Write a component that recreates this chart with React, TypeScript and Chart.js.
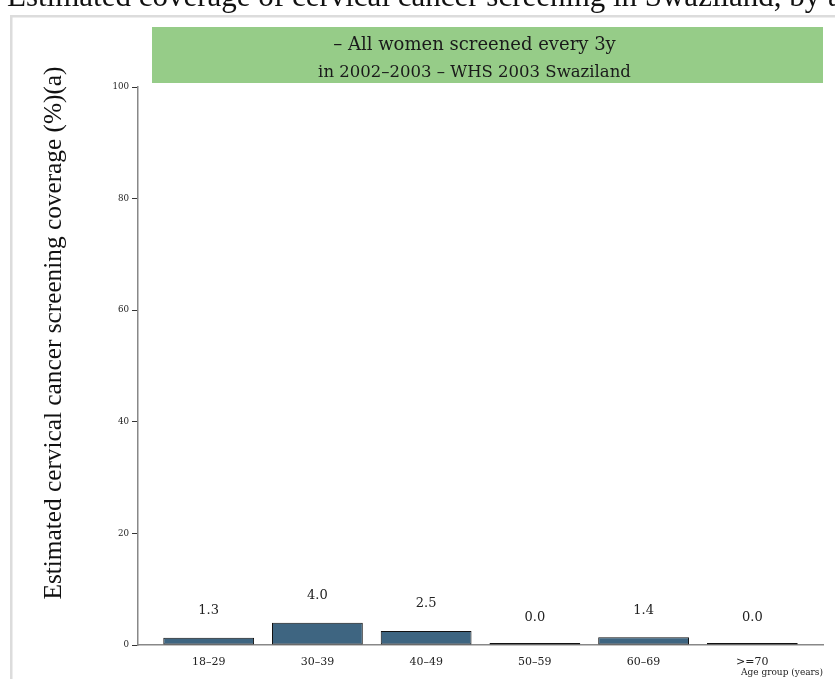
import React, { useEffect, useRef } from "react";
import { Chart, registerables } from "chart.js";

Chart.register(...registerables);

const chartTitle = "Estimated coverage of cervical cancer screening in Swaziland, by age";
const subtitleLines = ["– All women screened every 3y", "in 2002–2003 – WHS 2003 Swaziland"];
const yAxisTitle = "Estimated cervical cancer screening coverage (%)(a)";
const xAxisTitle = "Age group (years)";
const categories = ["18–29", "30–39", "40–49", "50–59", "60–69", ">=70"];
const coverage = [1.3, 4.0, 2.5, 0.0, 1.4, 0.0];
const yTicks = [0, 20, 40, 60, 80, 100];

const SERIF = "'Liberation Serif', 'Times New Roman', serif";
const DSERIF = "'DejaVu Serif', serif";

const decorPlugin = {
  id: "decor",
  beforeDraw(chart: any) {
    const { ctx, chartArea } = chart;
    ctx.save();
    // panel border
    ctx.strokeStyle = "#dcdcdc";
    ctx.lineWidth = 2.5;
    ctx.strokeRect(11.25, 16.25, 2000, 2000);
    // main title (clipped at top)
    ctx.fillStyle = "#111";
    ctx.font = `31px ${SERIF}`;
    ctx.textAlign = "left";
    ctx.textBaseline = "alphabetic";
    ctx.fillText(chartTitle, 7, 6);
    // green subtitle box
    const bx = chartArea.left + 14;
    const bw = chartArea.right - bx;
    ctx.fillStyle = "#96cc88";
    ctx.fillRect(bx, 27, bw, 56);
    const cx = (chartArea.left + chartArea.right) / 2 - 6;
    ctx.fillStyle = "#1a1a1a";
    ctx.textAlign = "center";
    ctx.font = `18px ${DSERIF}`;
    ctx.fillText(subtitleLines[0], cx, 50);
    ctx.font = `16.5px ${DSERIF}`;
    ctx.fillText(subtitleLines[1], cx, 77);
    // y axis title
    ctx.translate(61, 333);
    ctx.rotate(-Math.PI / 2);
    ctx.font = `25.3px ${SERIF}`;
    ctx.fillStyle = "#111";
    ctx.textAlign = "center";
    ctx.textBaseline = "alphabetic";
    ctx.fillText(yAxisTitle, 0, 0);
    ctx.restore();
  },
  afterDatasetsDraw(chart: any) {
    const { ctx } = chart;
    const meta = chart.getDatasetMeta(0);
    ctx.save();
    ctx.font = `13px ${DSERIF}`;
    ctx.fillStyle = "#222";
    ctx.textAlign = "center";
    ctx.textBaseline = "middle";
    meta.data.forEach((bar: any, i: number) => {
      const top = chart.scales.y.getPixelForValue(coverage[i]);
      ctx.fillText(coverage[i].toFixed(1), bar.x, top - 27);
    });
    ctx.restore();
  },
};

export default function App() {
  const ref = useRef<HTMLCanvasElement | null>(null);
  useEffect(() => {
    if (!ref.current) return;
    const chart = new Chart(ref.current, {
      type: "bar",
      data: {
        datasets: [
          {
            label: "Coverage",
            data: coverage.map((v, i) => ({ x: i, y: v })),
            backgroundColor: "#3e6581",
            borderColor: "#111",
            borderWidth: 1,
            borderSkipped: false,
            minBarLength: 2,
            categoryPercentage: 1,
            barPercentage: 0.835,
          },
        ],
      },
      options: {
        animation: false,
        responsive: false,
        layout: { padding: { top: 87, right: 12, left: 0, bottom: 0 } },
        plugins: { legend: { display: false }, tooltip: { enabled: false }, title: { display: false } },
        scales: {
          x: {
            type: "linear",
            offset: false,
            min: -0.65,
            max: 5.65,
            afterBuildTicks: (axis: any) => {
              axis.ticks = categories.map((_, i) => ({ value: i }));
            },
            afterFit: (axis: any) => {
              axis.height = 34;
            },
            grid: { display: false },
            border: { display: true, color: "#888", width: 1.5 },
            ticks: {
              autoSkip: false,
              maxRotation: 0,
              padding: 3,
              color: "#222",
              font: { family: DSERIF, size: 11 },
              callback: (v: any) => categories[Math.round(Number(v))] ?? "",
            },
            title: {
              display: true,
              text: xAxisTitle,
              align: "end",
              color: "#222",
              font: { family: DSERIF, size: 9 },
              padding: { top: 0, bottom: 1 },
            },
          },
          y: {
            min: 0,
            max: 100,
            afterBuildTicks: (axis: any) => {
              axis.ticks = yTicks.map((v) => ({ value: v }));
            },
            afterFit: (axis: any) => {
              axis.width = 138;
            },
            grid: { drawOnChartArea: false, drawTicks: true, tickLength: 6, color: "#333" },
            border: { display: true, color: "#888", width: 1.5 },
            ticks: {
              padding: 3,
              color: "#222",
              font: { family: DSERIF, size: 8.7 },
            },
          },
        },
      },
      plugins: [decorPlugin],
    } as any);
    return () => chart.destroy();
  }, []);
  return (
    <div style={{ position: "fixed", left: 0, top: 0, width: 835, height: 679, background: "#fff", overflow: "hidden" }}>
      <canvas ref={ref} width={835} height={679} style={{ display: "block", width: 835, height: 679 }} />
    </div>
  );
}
• • • •
Exercise brief:
Reproduce the whole listing above word for word, but not its pictures.

The answer:
Write a component that recreates this chart with React, TypeScript and Chart.js.
import React, { useEffect, useRef } from "react";
import { Chart, registerables } from "chart.js";

Chart.register(...registerables);

const chartTitle = "Estimated coverage of cervical cancer screening in Swaziland, by age";
const subtitleLines = ["– All women screened every 3y", "in 2002–2003 – WHS 2003 Swaziland"];
const yAxisTitle = "Estimated cervical cancer screening coverage (%)(a)";
const xAxisTitle = "Age group (years)";
const categories = ["18–29", "30–39", "40–49", "50–59", "60–69", ">=70"];
const coverage = [1.3, 4.0, 2.5, 0.0, 1.4, 0.0];
const yTicks = [0, 20, 40, 60, 80, 100];

const SERIF = "'Liberation Serif', 'Times New Roman', serif";
const DSERIF = "'DejaVu Serif', serif";

const decorPlugin = {
  id: "decor",
  beforeDraw(chart: any) {
    const { ctx, chartArea } = chart;
    ctx.save();
    // panel border
    ctx.strokeStyle = "#dcdcdc";
    ctx.lineWidth = 2.5;
    ctx.strokeRect(11.25, 16.25, 2000, 2000);
    // main title (clipped at top)
    ctx.fillStyle = "#111";
    ctx.font = `31px ${SERIF}`;
    ctx.textAlign = "left";
    ctx.textBaseline = "alphabetic";
    ctx.fillText(chartTitle, 7, 6);
    // green subtitle box
    const bx = chartArea.left + 14;
    const bw = chartArea.right - bx;
    ctx.fillStyle = "#96cc88";
    ctx.fillRect(bx, 27, bw, 56);
    const cx = (chartArea.left + chartArea.right) / 2 - 6;
    ctx.fillStyle = "#1a1a1a";
    ctx.textAlign = "center";
    ctx.font = `18px ${DSERIF}`;
    ctx.fillText(subtitleLines[0], cx, 50);
    ctx.font = `16.5px ${DSERIF}`;
    ctx.fillText(subtitleLines[1], cx, 77);
    // y axis title
    ctx.translate(61, 333);
    ctx.rotate(-Math.PI / 2);
    ctx.font = `25.3px ${SERIF}`;
    ctx.fillStyle = "#111";
    ctx.textAlign = "center";
    ctx.textBaseline = "alphabetic";
    ctx.fillText(yAxisTitle, 0, 0);
    ctx.restore();
  },
  afterDatasetsDraw(chart: any) {
    const { ctx } = chart;
    const meta = chart.getDatasetMeta(0);
    ctx.save();
    ctx.font = `13px ${DSERIF}`;
    ctx.fillStyle = "#222";
    ctx.textAlign = "center";
    ctx.textBaseline = "middle";
    meta.data.forEach((bar: any, i: number) => {
      const top = chart.scales.y.getPixelForValue(coverage[i]);
      ctx.fillText(coverage[i].toFixed(1), bar.x, top - 27);
    });
    ctx.restore();
  },
};

export default function App() {
  const ref = useRef<HTMLCanvasElement | null>(null);
  useEffect(() => {
    if (!ref.current) return;
    const chart = new Chart(ref.current, {
      type: "bar",
      data: {
        datasets: [
          {
            label: "Coverage",
            data: coverage.map((v, i) => ({ x: i, y: v })),
            backgroundColor: "#3e6581",
            borderColor: "#111",
            borderWidth: 1,
            borderSkipped: false,
            minBarLength: 2,
            categoryPercentage: 1,
            barPercentage: 0.835,
          },
        ],
      },
      options: {
        animation: false,
        responsive: false,
        layout: { padding: { top: 87, right: 12, left: 0, bottom: 0 } },
        plugins: { legend: { display: false }, tooltip: { enabled: false }, title: { display: false } },
        scales: {
          x: {
            type: "linear",
            offset: false,
            min: -0.65,
            max: 5.65,
            afterBuildTicks: (axis: any) => {
              axis.ticks = categories.map((_, i) => ({ value: i }));
            },
            afterFit: (axis: any) => {
              axis.height = 34;
            },
            grid: { display: false },
            border: { display: true, color: "#888", width: 1.5 },
            ticks: {
              autoSkip: false,
              maxRotation: 0,
              padding: 3,
              color: "#222",
              font: { family: DSERIF, size: 11 },
              callback: (v: any) => categories[Math.round(Number(v))] ?? "",
            },
            title: {
              display: true,
              text: xAxisTitle,
              align: "end",
              color: "#222",
              font: { family: DSERIF, size: 9 },
              padding: { top: 0, bottom: 1 },
            },
          },
          y: {
            min: 0,
            max: 100,
            afterBuildTicks: (axis: any) => {
              axis.ticks = yTicks.map((v) => ({ value: v }));
            },
            afterFit: (axis: any) => {
              axis.width = 138;
            },
            grid: { drawOnChartArea: false, drawTicks: true, tickLength: 6, color: "#333" },
            border: { display: true, color: "#888", width: 1.5 },
            ticks: {
              padding: 3,
              color: "#222",
              font: { family: DSERIF, size: 8.7 },
            },
          },
        },
      },
      plugins: [decorPlugin],
    } as any);
    return () => chart.destroy();
  }, []);
  return (
    <div style={{ position: "fixed", left: 0, top: 0, width: 835, height: 679, background: "#fff", overflow: "hidden" }}>
      <canvas ref={ref} width={835} height={679} style={{ display: "block", width: 835, height: 679 }} />
    </div>
  );
}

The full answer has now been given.